Un an après jour pour jour, une trentaine de personnes se sont rassemblées devant la photo du père de famille disparu, entourée de gerbes de fleurs. Guangrong Chen, VTC la journée, a pris un jour de congé pour participer à ce rassemblement. « Quand on marche dans la rue, les gens pensent qu’on a une banque sur nous », dit-il. Victime du cliché selon lequel les Chinois transporteraient de grosses sommes d’argent sur eux, la communauté est particulièrement visée par les vols à l’arraché. Depuis l’agression de sa femme, il va, tous les soirs, la chercher à la sortie du travail : « Il est hors de question qu’elle rentre seule. »
Père de trois enfants, il a choisi de scolariser les deux plus grands en province, parce que « c’est mieux qu’ici ». Il habite à Aubervilliers depuis dix-sept ans et pense souvent à déménager. Ses voisins chinois partent un à un, pour retourner en Chine ou trouver une ville plus calme en France. Des policiers ont été jusqu’à lui conseiller de changer de quartier.
Treize nouvelles caméras de surveillance
Arrivées sur les lieux de l’hommage, la femme et la sœur de Chaolin Zhang se sont effondrées sur le trottoir, regardant fixement les bougies.
Jean-François Monino, adjoint à la sécurité de la mairie d’Aubervilliers, assiste à la cérémonie silencieusement. L’élu garde espoir et défend l’action de ses services : « La police a fait son travail. Les caméras que nous avons installées dans la ville nous ont permis d’identifier les trois agresseurs. » Treize nouvelles caméras seront installées d’ici à la fin de l’année. Le choix des zones a été discuté avec les associations chinoises du quartier. Depuis huit ans, la mairie rencontre régulièrement la communauté chinoise pour réduire les agressions. Des traducteurs chinois accompagnent désormais les victimes dans leurs plaintes.
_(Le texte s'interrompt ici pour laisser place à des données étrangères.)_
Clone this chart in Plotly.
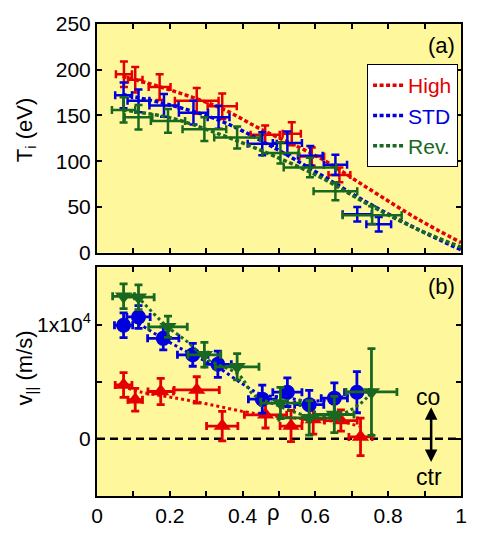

Des actions qui ne semblent pas suffisantes pour la plupart des habitants chinois du quartier. Tamara Lui, présidente de l’association Chinois de France, dénonce le manque de policiers. « Il y a un effort de la part des collectivités locales, mais ce n’est pas suffisant », estime-t-elle, jugeant que les violences ne s’arrêtent pas aux portes de la Seine-Saint-Denis. « La mort de Chaolin Zhang a mis en lumière un racisme dont on ne parlait jamais avant. »
Alors que la famille panse encore ses plaies, elle attend maintenant un jugement. Les trois agresseurs accusés de « vol avec violences ayant entraîné la mort », avec circonstance aggravante de « racisme », encourent jusqu’à trente ans d’emprisonnement.